BOSTON BUSINESS JOURNAL – When Tim Cummings took the job as executive director at the Marlborough Economic Development Corp. in January 2012, he knew he had his work cut out for him.
The MetroWest city had been reeling from the departure of heavyweight anchors such as Hewlett-Packard and Fidelity Investments. Marlborough had just developed a new master plan to help fill some of those empty spaces, and it would be Cummings’ job to ensure that plan didn’t just sit gathering dust on a bookshelf somewhere.
After two-and-a-half years, Cummings has made significant progress, with a number of key victories. There was Boston Scientific’s decision to relocate its headquarters there from Natick, and Framingham-based TJX’s move to expand dramatically in the city.

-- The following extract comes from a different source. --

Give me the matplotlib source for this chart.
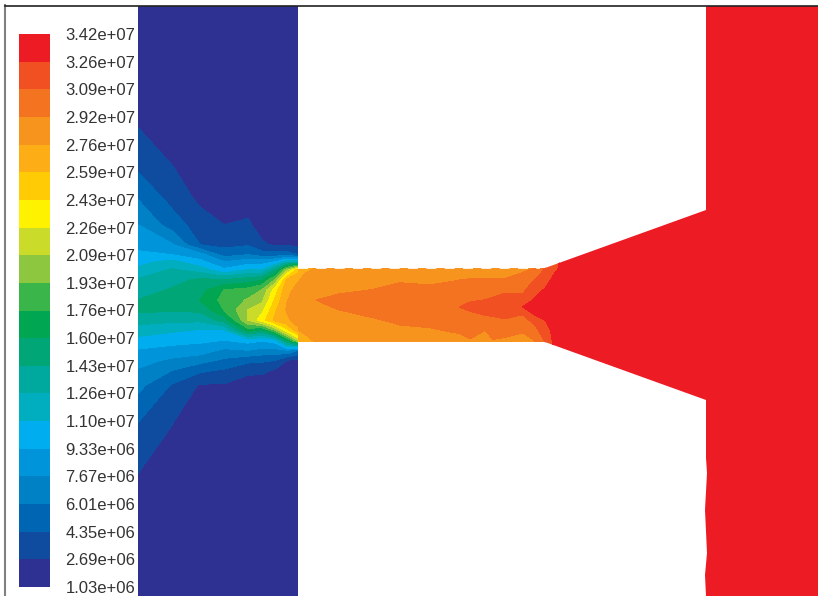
import numpy as np
import matplotlib
matplotlib.use("Agg")
import matplotlib.pyplot as plt
from matplotlib.patches import Polygon, Rectangle
from matplotlib.colors import ListedColormap

# colour bar, top value first
bar_labels = ["3.42e+07", "3.26e+07", "3.09e+07", "2.92e+07", "2.76e+07", "2.59e+07", "2.43e+07",
              "2.26e+07", "2.09e+07", "1.93e+07", "1.76e+07", "1.60e+07", "1.43e+07", "1.26e+07",
              "1.10e+07", "9.33e+06", "7.67e+06", "6.01e+06", "4.35e+06", "2.69e+06", "1.03e+06"]
bar_colors = ["#ED1C24", "#F15023", "#F47320", "#F7941D", "#FDAE17", "#FFCB05", "#FFF200", "#CBDB2A",
              "#8DC63F", "#39B54A", "#00A651", "#00A676", "#00A99D", "#00AEC0", "#00AEEF", "#0095DA",
              "#0080C5", "#0066B3", "#0F4C9F", "#2E3192"]

levels = np.array([float(s) for s in bar_labels[::-1]])

# left chamber, values are read as position on the colour bar (0 = bottom, 20 = top)
left_x = [138, 172, 200, 224, 248, 262, 275, 287, 298]
left_y = [6, 128, 170, 200, 225, 245, 255, 262, 270, 280, 290, 300, 310, 320, 330, 340, 350, 360, 370, 385, 420, 473, 596]
left_band = [
    [.3, 1.0, 1.9, 3.0, 4.0, 4.7, 5.2, 5.7, 6.2, 7.1, 7.5, 8.0, 8.2, 7.4, 6.5, 5.7, 4.9, 4.4, 3.9, 3.3, 2.05, 1.0, .3],
    [.3, .6, 1.05, 1.7, 2.5, 4.1, 5.0, 6.3, 7.1, 7.6, 8.1, 8.4, 8.1, 7.2, 6.2, 5.3, 4.7, 3.8, 3.0, 1.9, 1.05, .5, .3],
    [.2, .4, .6, .8, 1.5, 2.0, 4.4, 5.3, 6.5, 8.2, 8.6, 9.0, 8.2, 7.2, 5.9, 5.2, 4.5, 3.4, 2.2, .9, .5, .3, .2],
    [.2, .3, .4, .6, 1.0, 1.7, 2.6, 4.0, 5.2, 8.0, 10, 10.3, 10, 8.4, 5.9, 5.0, 3.8, 2.8, 1.9, .9, .4, .3, .2],
    [.2, .3, .4, .7, 1.1, 1.9, 3.0, 4.5, 6.0, 8.5, 10.3, 11.1, 12, 12, 9.5, 5.4, 4.0, 2.3, 1.2, .6, .3, .2, .2],
    [.2, .2, .3, .4, .7, 1.1, 2.5, 4.5, 6, 8.9, 11, 11.7, 12.7, 13.5, 8.7, 5.1, 3.7, 2.2, 1.2, .5, .2, .2, .2],
    [.2, .2, .2, .3, .5, .9, 2.5, 5, 8, 11, 13.4, 14.1, 14.8, 15.2, 11, 5.5, 3.7, 2, .9, .4, .2, .2, .2],
    [.2, .2, .2, .3, .4, .9, 2.5, 6.5, 11.5, 15.2, 15.7, 15.95, 16.1, 15.8, 13.7, 9, 4, 1, .5, .3, .2, .2, .2],
    [.2, .2, .2, .2, .3, .7, 2, 6.5, 14.5, 15.9, 16.3, 16.6, 16.6, 16.4, 15.8, 12, 3, .7, .3, .2, .2, .2, .2],
]

# neck and right chamber
right_x = [298, 305, 317, 340, 373, 400, 430, 460, 470, 485, 493, 505, 523, 535, 545, 555, 570, 706, 818]
right_y = [268, 275, 283, 292, 300, 307, 315, 322, 330, 342]
right_band = [
    [15, 15.5, 16, 16.5, 16.7, 16.7, 16.5, 16.3, 16, 14.5],
    [15.6, 16.1, 16.4, 16.6, 16.8, 16.7, 16.5, 16.4, 16.2, 15.6],
    [16.1, 16.2, 16.4, 16.7, 17.0, 16.8, 16.6, 16.5, 16.3, 16.1],
    [16.1, 16.2, 16.5, 16.9, 17.3, 17.1, 16.8, 16.5, 16.3, 16.1],
    [16.2, 16.4, 16.7, 17.1, 17.4, 17.4, 17.1, 16.8, 16.4, 16.1],
    [16.2, 16.5, 17, 17.3, 17.6, 17.5, 17.3, 17.1, 16.8, 16.2],
    [16.3, 16.6, 16.9, 17.3, 17.7, 17.7, 17.4, 17.2, 16.9, 16.3],
    [16.4, 16.8, 17.1, 17.5, 17.8, 18.0, 17.8, 17.4, 17.15, 16.6],
    [16.4, 16.8, 17.2, 17.5, 17.9, 18.2, 17.8, 17.5, 17.25, 16.9],
    [16.5, 16.8, 17.2, 17.7, 18, 18.3, 18, 17.4, 17, 16.5],
    [16.5, 16.8, 17.2, 17.8, 18.1, 18.4, 18.1, 17.5, 17.3, 16.9],
    [16.5, 16.8, 17.2, 17.9, 18.4, 18.6, 18.2, 17.8, 17.4, 16.7],
    [16.8, 17.1, 17.5, 17.9, 18.4, 19, 17.95, 17.5, 17.1, 16.6],
    [17, 17.7, 18.2, 18.7, 19.1, 19.5, 19.0, 18.2, 17.7, 16.9],
    [18, 18.3, 18.7, 19.2, 19.5, 19.6, 19.3, 18.9, 18.5, 18],
    [18.7, 19.1, 19.5, 19.6, 19.7, 19.7, 19.6, 19.5, 19.4, 19.3],
    [19.9, 19.9, 19.9, 19.9, 19.9, 19.9, 19.9, 19.9, 19.9, 19.9],
    [19.9, 19.9, 19.9, 19.9, 19.9, 19.9, 19.9, 19.9, 19.9, 19.9],
    [19.9, 19.9, 19.9, 19.9, 19.9, 19.9, 19.9, 19.9, 19.9, 19.9],
]

# outline of neck + right chamber
outline_x = [298, 545, 706, 706, 818, 818, 706, 705, 707, 705, 707, 706, 706, 545, 298]
outline_y = [268, 268, 210, 6, 6, 596, 596, 575, 553, 510, 473, 458, 400, 342, 342]


def to_pressure(band):
    return np.interp(band, np.arange(len(levels)), levels)


fig = plt.figure(figsize=(8.18, 5.96), dpi=100)
ax = fig.add_axes([0, 0, 1, 1])
ax.set_xlim(0, 818)
ax.set_ylim(596, 0)
ax.axis("off")

colors = bar_colors[::-1]

left_cs = ax.contourf(left_x, left_y, to_pressure(np.array(left_band).T), levels=levels, colors=colors)
left_cs.set_edgecolor("face")
left_cs.set_linewidth(0.4)
left_clip = Rectangle((left_x[0], left_y[0]), left_x[-1] - left_x[0], left_y[-1] - left_y[0],
                      transform=ax.transData, fill=False, edgecolor="none")
ax.add_patch(left_clip)
left_cs.set_clip_path(left_clip)

# pad the neck table up and down so the grid covers the whole right chamber
pad = np.array(right_band).T
pad = np.vstack([pad[0], pad, pad[-1]])
grid_y = [6] + right_y + [596]
cs = ax.contourf(right_x, grid_y, to_pressure(pad), levels=levels, colors=colors)
cs.set_edgecolor("face")
cs.set_linewidth(0.4)
clip = Polygon(np.column_stack([outline_x, outline_y]), transform=ax.transData, fill=False, edgecolor="none")
ax.add_patch(clip)
cs.set_clip_path(clip)

# white nicks along the top of the neck
ax.plot([298, 540], [268, 268], color="white", lw=1.2, ls=(0, (6, 5)), zorder=5)

# frame
ax.plot([5, 5], [5, 596], color="#808080", lw=1.5, zorder=6)
ax.plot([5, 818], [5.5, 5.5], color="#222222", lw=1.2, zorder=6)

# colour bar
bar_edges = np.linspace(34, 587, len(bar_colors) + 1)
ax.pcolormesh([19, 50], bar_edges, np.arange(len(bar_colors)).reshape(-1, 1),
              cmap=ListedColormap(bar_colors), shading="flat")
for y, s in zip(bar_edges, bar_labels):
    ax.text(65.5, y + 1.5, s, fontsize=12, family="Liberation Sans", color="#333333", va="center", ha="left")

fig.savefig("out.png", dpi=100)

Quest Diagnosticsis consolidating its New England operations in Marlborough, and GE Healthcare just announced that it would move its U.S. headquarters to the same property where Quest has set up shop.
Cummings is quick to share the credit for this success. He says these big companies wouldn’t be expanding here if not for the combined efforts of the city’s political and corporate leaders to market the city and make it business-friendly, including the aggressive use of local property tax incentives. His organization is essentially an arm of city government, largely funded by local hotel taxes, with a board stacked with many of Marlborough’s prominent executives.
“My office is only as successful as the city leadership, coming together to work in unison,” he said. “No individual in my type of position … wants to work where there’s too much controversy or too much differing opinion. Smaller communities that can’t come together and work cooperatively can’t reap the benefits.”